> **OBJECTIVE**: Print exactly the lines running from the one that holds "What matplotlib code" through the one that holds "Y_LABEL = 'FAR'", please, and leave the pictures out.
-- begin TASK DATA --
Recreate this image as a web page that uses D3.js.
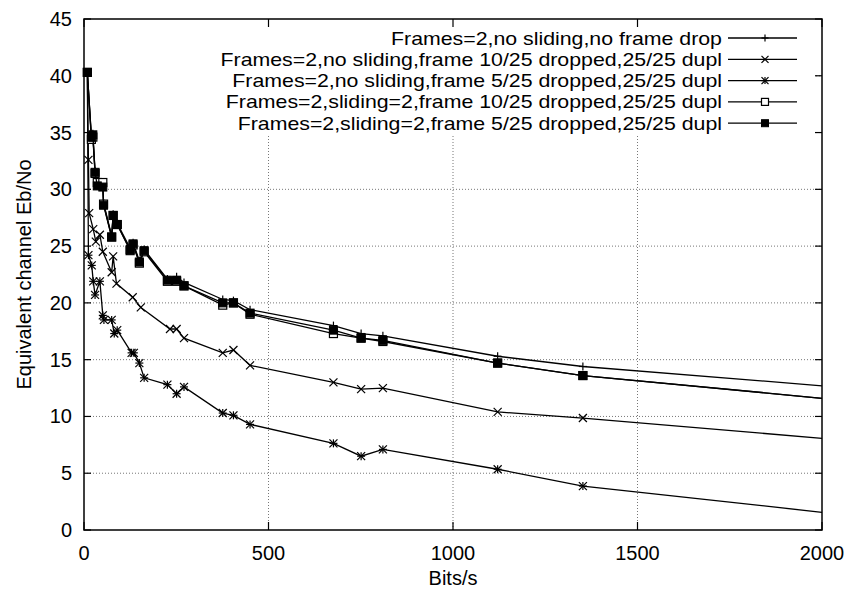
<!DOCTYPE html>
<html><head><meta charset="utf-8">
<script src="https://cdn.jsdelivr.net/npm/d3@7"></script>
<style>body{margin:0;background:#fff}svg{display:block}text{font-family:"Liberation Sans",Arial,sans-serif;fill:#000}</style>
</head><body><svg id="c" width="848" height="592"></svg>
<script>
const seriesNames = [
  "Frames=2,no sliding,no frame drop",
  "Frames=2,no sliding,frame 10/25 dropped,25/25 dupl",
  "Frames=2,no sliding,frame 5/25 dropped,25/25 dupl",
  "Frames=2,sliding=2,frame 10/25 dropped,25/25 dupl",
  "Frames=2,sliding=2,frame 5/25 dropped,25/25 dupl"
];
const markerTypes = ["plus", "cross", "star", "box", "fbox"];

const xSq = [9, 20, 24, 30, 36, 51, 53, 75, 79, 90, 125, 133, 150, 163, 226, 251, 271, 376, 405, 450, 676, 751, 810, 1121, 1352, 2000];
const yPlus = [40.3, 34.7, 34.9, 31.6, 30.4, 30.3, 28.8, 25.9, 27.8, 27.0, 24.8, 25.3, 23.7, 24.7, 22.1, 22.3, 21.8, 20.3, 20.2, 19.4, 18.0, 17.3, 17.1, 15.3, 14.4, 12.7];
const yOpenSq = [40.3, 34.4, 34.6, 31.4, 30.6, 30.6, 28.7, 25.8, 27.7, 26.9, 24.6, 25.1, 23.5, 24.5, 21.9, 21.9, 21.5, 19.8, 20.0, 19.0, 17.3, 16.9, 16.6, 14.7, 13.6, 11.6];
const yFillSq = [40.3, 34.6, 34.8, 31.5, 30.3, 30.2, 28.6, 25.8, 27.7, 26.9, 24.7, 25.2, 23.6, 24.6, 22.0, 22.0, 21.5, 20.0, 20.0, 19.1, 17.6, 16.9, 16.7, 14.7, 13.6, 11.6];

const xCross = [9, 12, 14, 25, 32, 43, 51, 75, 79, 88, 132, 154, 233, 251, 271, 376, 405, 450, 676, 751, 810, 1121, 1352, 2000];
const yCross = [40.3, 32.6, 27.9, 26.5, 25.4, 26.0, 24.5, 22.7, 24.1, 21.7, 20.5, 19.6, 17.7, 17.7, 16.9, 15.6, 15.85, 14.5, 13.0, 12.4, 12.5, 10.4, 9.86, 8.07];

const xStar = [9, 12, 21, 25, 30, 43, 51, 54, 75, 82, 90, 129, 135, 150, 163, 226, 251, 271, 376, 405, 450, 676, 751, 810, 1121, 1352, 2000];
const yStar = [40.3, 24.2, 23.3, 21.9, 20.7, 21.9, 18.9, 18.5, 18.5, 17.3, 17.6, 15.6, 15.6, 14.7, 13.4, 12.8, 12.0, 12.6, 10.3, 10.1, 9.3, 7.63, 6.5, 7.1, 5.35, 3.87, 1.56];

const xTicks = [0, 500, 1000, 1500, 2000];
const yTicks = [0, 5, 10, 15, 20, 25, 30, 35, 40, 45];

const series = [
  {x: xSq, y: yPlus},
  {x: xCross, y: yCross},
  {x: xStar, y: yStar},
  {x: xSq, y: yOpenSq},
  {x: xSq, y: yFillSq}
];

const W = 848, H = 592, m = {l: 84, t: 19, r: 26, b: 62};
const svg = d3.select("#c");
const x = d3.scaleLinear().domain([0, 2000]).range([m.l, W - m.r]);
const y = d3.scaleLinear().domain([0, 45]).range([H - m.b, m.t]);

// grid
const g = svg.append("g");
g.selectAll(".gx").data(xTicks.slice(1, -1)).enter().append("line")
  .attr("x1", d => x(d)).attr("x2", d => x(d)).attr("y1", y(0)).attr("y2", y(45))
  .attr("stroke", "#777").attr("stroke-width", 1).attr("stroke-dasharray", "1,2");
g.selectAll(".gy").data(yTicks.slice(1, -1)).enter().append("line")
  .attr("x1", x(0)).attr("x2", x(2000)).attr("y1", d => y(d)).attr("y2", d => y(d))
  .attr("stroke", "#777").attr("stroke-width", 1).attr("stroke-dasharray", "1,2");
// key background hides grid
svg.append("rect").attr("x", x(0) + 1).attr("y", y(45)).attr("width", 731).attr("height", 115).attr("fill", "#fff");

function marker(sel, type, cx, cy, s) {
  const p = sel.append("g").attr("transform", `translate(${cx},${cy})`);
  const st = {stroke: "#000", "stroke-width": 1.2, fill: "none"};
  const ln = (a, b, c, d) => { const l = p.append("line").attr("x1", a).attr("y1", b).attr("x2", c).attr("y2", d); Object.entries(st).forEach(([k, v]) => l.attr(k, v)); };
  if (type === "plus" || type === "star") { ln(-s, 0, s, 0); ln(0, -s, 0, s); }
  if (type === "cross" || type === "star") { ln(-s, -s, s, s); ln(-s, s, s, -s); }
  if (type === "box") p.append("rect").attr("x", -s).attr("y", -s).attr("width", 2 * s).attr("height", 2 * s).attr("fill", "#fff").attr("stroke", "#000").attr("stroke-width", 1.2);
  if (type === "fbox") p.append("rect").attr("x", -s).attr("y", -s).attr("width", 2 * s).attr("height", 2 * s).attr("fill", "#000").attr("stroke", "#000").attr("stroke-width", 1);
}

const line = d3.line().x(d => x(d[0])).y(d => y(d[1]));
const dg = svg.append("g");
series.forEach((s, i) => {
  const pts = s.x.map((v, j) => [v, s.y[j]]);
  dg.append("path").attr("d", line(pts)).attr("fill", "none").attr("stroke", "#000").attr("stroke-width", 1.3);
  pts.slice(0, -1).forEach(p => marker(dg, markerTypes[i], x(p[0]), y(p[1]), 4));
});

// border + ticks
svg.append("rect").attr("x", x(0)).attr("y", y(45)).attr("width", x(2000) - x(0)).attr("height", y(0) - y(45))
  .attr("fill", "none").attr("stroke", "#000").attr("stroke-width", 1.5);
const tg = svg.append("g").attr("stroke", "#000").attr("stroke-width", 1.2);
xTicks.forEach(t => {
  tg.append("line").attr("x1", x(t)).attr("x2", x(t)).attr("y1", y(0)).attr("y2", y(0) - 8);
  tg.append("line").attr("x1", x(t)).attr("x2", x(t)).attr("y1", y(45)).attr("y2", y(45) + 8);
});
yTicks.forEach(t => {
  tg.append("line").attr("x1", x(0)).attr("x2", x(0) + 7).attr("y1", y(t)).attr("y2", y(t));
  tg.append("line").attr("x1", x(2000)).attr("x2", x(2000) - 7).attr("y1", y(t)).attr("y2", y(t));
});

// tick labels
svg.selectAll(".xl").data(xTicks).enter().append("text")
  .attr("x", d => x(d)).attr("y", y(0) + 23).attr("text-anchor", "middle").attr("dominant-baseline", "central")
  .attr("font-size", 20).text(d => d);
svg.selectAll(".yl").data(yTicks).enter().append("text")
  .attr("x", x(0) - 12).attr("y", d => y(d)).attr("text-anchor", "end").attr("dominant-baseline", "central")
  .attr("font-size", 20).text(d => d);

svg.append("text").attr("x", (x(0) + x(2000)) / 2).attr("y", 578).attr("text-anchor", "middle")
  .attr("dominant-baseline", "central").attr("font-size", 20).text("Bits/s");
svg.append("text").attr("transform", `translate(24,${(y(0) + y(45)) / 2}) rotate(-90)`).attr("text-anchor", "middle")
  .attr("dominant-baseline", "central").attr("font-size", 20).text("Equivalent channel Eb/No");

// legend (glyphs slightly widened to match the reference's wide face)
const lg = svg.append("g");
const legFont = 18.5, widen = 21.3 / 18.5;
seriesNames.forEach((n, i) => {
  const ly = 38 + i * 21.3;
  const t = lg.append("text").attr("x", 722).attr("y", ly).attr("text-anchor", "end").attr("dominant-baseline", "central")
    .attr("font-size", legFont).text(n);
  const w = t.node().getComputedTextLength();
  t.attr("textLength", w * widen).attr("lengthAdjust", "spacingAndGlyphs");
  lg.append("line").attr("x1", 728).attr("x2", 797).attr("y1", ly).attr("y2", ly).attr("stroke", "#000").attr("stroke-width", 1.3);
  marker(lg, markerTypes[i], 765, ly, 3.5);
});
</script></body></html>
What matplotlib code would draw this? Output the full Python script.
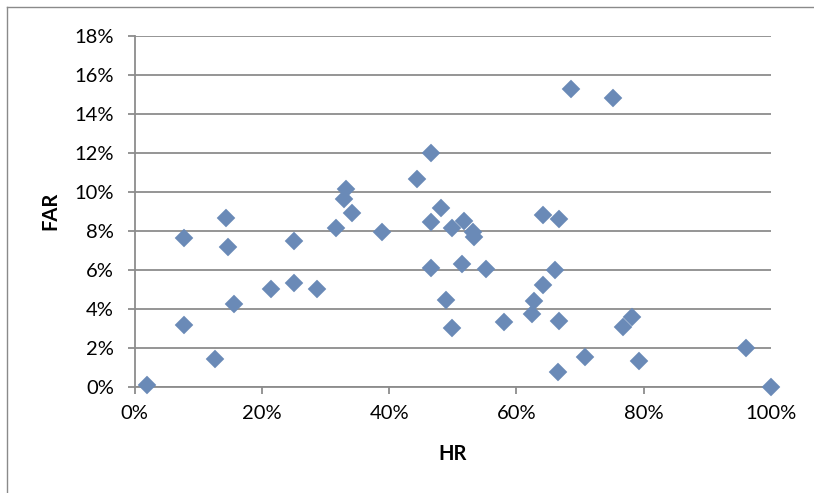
import matplotlib
matplotlib.use('Agg')
import matplotlib.pyplot as plt
from matplotlib.lines import Line2D
from matplotlib.ticker import PercentFormatter, MultipleLocator

# hit rate (x, %) and false alarm rate (y, %)
hr = [2.0, 7.7, 7.7, 12.6, 14.3, 14.6, 15.6, 21.4, 25.0, 25.0,
      28.6, 31.6, 32.9, 33.2, 34.1, 38.8, 44.4, 46.5, 46.5, 46.5,
      48.2, 48.9, 49.9, 49.9, 51.4, 51.7, 53.2, 53.3, 55.2, 58.1,
      62.5, 62.8, 64.2, 64.2, 66.1, 66.6, 66.7, 66.7, 68.5, 70.8,
      75.1, 76.8, 78.1, 79.2, 96.1, 100.0]
far = [0.09, 7.64, 3.16, 1.44, 8.67, 7.18, 4.26, 5.03, 7.47, 5.33,
       5.03, 8.12, 9.63, 10.13, 8.89, 7.95, 10.65, 12.0, 8.46, 6.07,
       9.15, 4.43, 3.03, 8.12, 6.31, 8.51, 7.95, 7.7, 6.04, 3.33,
       3.74, 4.41, 8.82, 5.2, 5.98, 0.75, 8.6, 3.38, 15.27, 1.54,
       14.82, 3.08, 3.59, 1.32, 2.0, 0.0]

X_LABEL = 'HR'
Y_LABEL = 'FAR'

GRID = '#8c8c8c'
MARKER = '#6a8ab7'
FONT = ['Lato', 'DejaVu Sans']

plt.rcParams['font.family'] = FONT

fig = plt.figure(figsize=(8.14, 4.93), dpi=100)
ax = fig.add_axes([0.1655, 0.2156, 0.7817, 0.7120])

# chart border (only left and top edges are inside the image)
W, H = 814, 493
fig.add_artist(Line2D([6.5 / W, 6.5 / W], [0, 1 - 7 / H], color='#8a8a8a', lw=1.0,
                      transform=fig.transFigure))
fig.add_artist(Line2D([6.5 / W, 1], [1 - 7 / H, 1 - 7 / H], color='#8a8a8a', lw=1.0,
                      transform=fig.transFigure))

x = [v / 100 for v in hr]
y = [v / 100 for v in far]
ax.plot(x, y, linestyle='none', marker='D', ms=8.8, mfc=MARKER, mec=MARKER,
        mew=0.3, clip_on=False, zorder=5)

ax.set_xlim(0, 1)
ax.set_ylim(0, 0.18)
ax.xaxis.set_major_locator(MultipleLocator(0.2))
ax.yaxis.set_major_locator(MultipleLocator(0.02))
ax.xaxis.set_major_formatter(PercentFormatter(1.0, decimals=0))
ax.yaxis.set_major_formatter(PercentFormatter(1.0, decimals=0))

ax.grid(axis='y', color=GRID, lw=1.3)
ax.set_axisbelow(True)
for s in ['top', 'right']:
    ax.spines[s].set_visible(False)
for s in ['left', 'bottom']:
    ax.spines[s].set_color(GRID)
    ax.spines[s].set_linewidth(1.3)

ax.tick_params(axis='y', direction='out', length=5, width=1.3, color=GRID,
               pad=10, labelsize=14.5)
ax.tick_params(axis='x', direction='out', length=5, width=1.3, color=GRID,
               pad=8, labelsize=14.5)

ax.set_xlabel(X_LABEL, fontsize=14.5, fontweight='bold', labelpad=16)
ax.set_ylabel(Y_LABEL, fontsize=14.5, fontweight='bold', labelpad=10)

fig.savefig('out.png', dpi=100)
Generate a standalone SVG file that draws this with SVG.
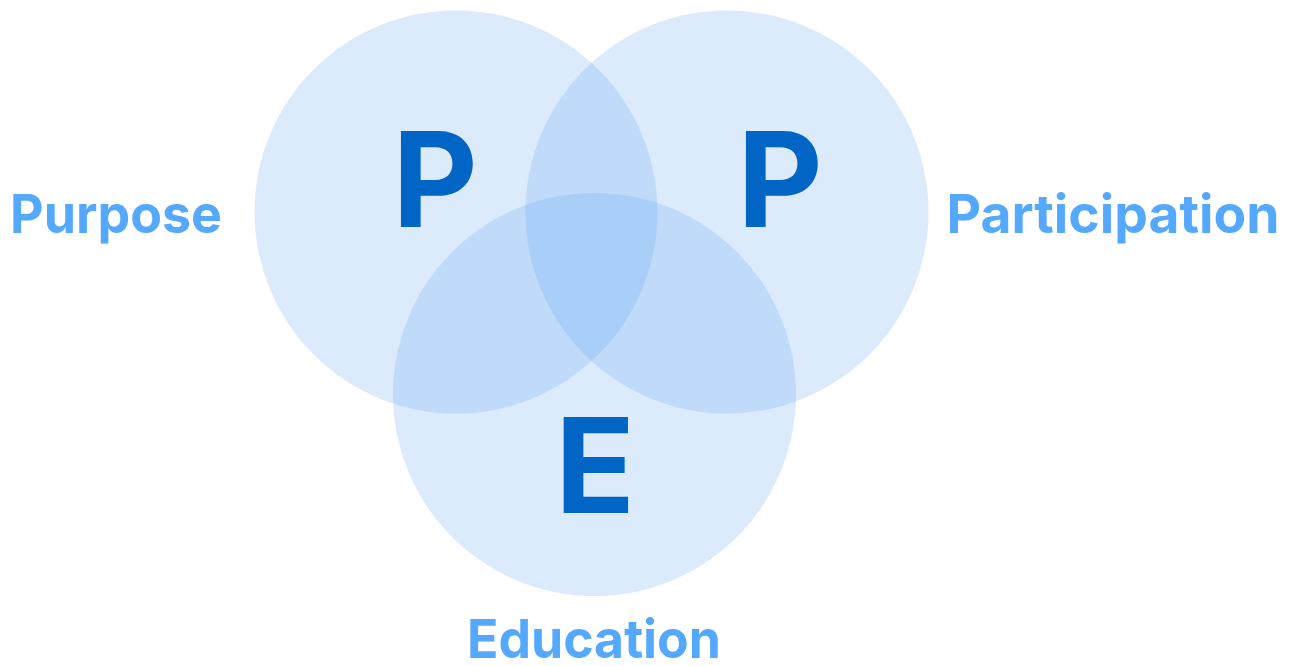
<svg xmlns="http://www.w3.org/2000/svg" width="1296" height="666" viewBox="0 0 1296 666">
<style>
.c{fill:#509bf0;fill-opacity:0.2}
.big{font-family:Inter,"Liberation Sans",sans-serif;font-weight:700;font-size:132px;fill:#0065c4;text-anchor:middle}
.lbl{font-family:Inter,"Liberation Sans",sans-serif;font-weight:700;font-size:54px;fill:#54a9ff;text-anchor:middle}
</style>
<rect width="1296" height="666" fill="#ffffff"/>
<g id="purpose">
<circle class="c" cx="456" cy="212" r="201.5"/>
<text class="big" x="435" y="227">P</text>
<text class="lbl" x="116" y="233" textLength="212" lengthAdjust="spacingAndGlyphs">Purpose</text>
</g>
<g id="participation">
<circle class="c" cx="727" cy="212" r="201.5"/>
<text class="big" x="780" y="227">P</text>
<text class="lbl" x="1113" y="233" textLength="333" lengthAdjust="spacingAndGlyphs">Participation</text>
</g>
<g id="education">
<circle class="c" cx="594.5" cy="394.5" r="201.5"/>
<text class="big" x="595" y="513">E</text>
<text class="lbl" x="594" y="658" textLength="254" lengthAdjust="spacingAndGlyphs">Education</text>
</g>
<g id="connectors"/>
</svg>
-- end TASK DATA --
> **EXERCISE SOLUTION**:
What matplotlib code would draw this? Output the full Python script.
import matplotlib
matplotlib.use('Agg')
import matplotlib.pyplot as plt
from matplotlib.lines import Line2D
from matplotlib.ticker import PercentFormatter, MultipleLocator

# hit rate (x, %) and false alarm rate (y, %)
hr = [2.0, 7.7, 7.7, 12.6, 14.3, 14.6, 15.6, 21.4, 25.0, 25.0,
      28.6, 31.6, 32.9, 33.2, 34.1, 38.8, 44.4, 46.5, 46.5, 46.5,
      48.2, 48.9, 49.9, 49.9, 51.4, 51.7, 53.2, 53.3, 55.2, 58.1,
      62.5, 62.8, 64.2, 64.2, 66.1, 66.6, 66.7, 66.7, 68.5, 70.8,
      75.1, 76.8, 78.1, 79.2, 96.1, 100.0]
far = [0.09, 7.64, 3.16, 1.44, 8.67, 7.18, 4.26, 5.03, 7.47, 5.33,
       5.03, 8.12, 9.63, 10.13, 8.89, 7.95, 10.65, 12.0, 8.46, 6.07,
       9.15, 4.43, 3.03, 8.12, 6.31, 8.51, 7.95, 7.7, 6.04, 3.33,
       3.74, 4.41, 8.82, 5.2, 5.98, 0.75, 8.6, 3.38, 15.27, 1.54,
       14.82, 3.08, 3.59, 1.32, 2.0, 0.0]

X_LABEL = 'HR'
Y_LABEL = 'FAR'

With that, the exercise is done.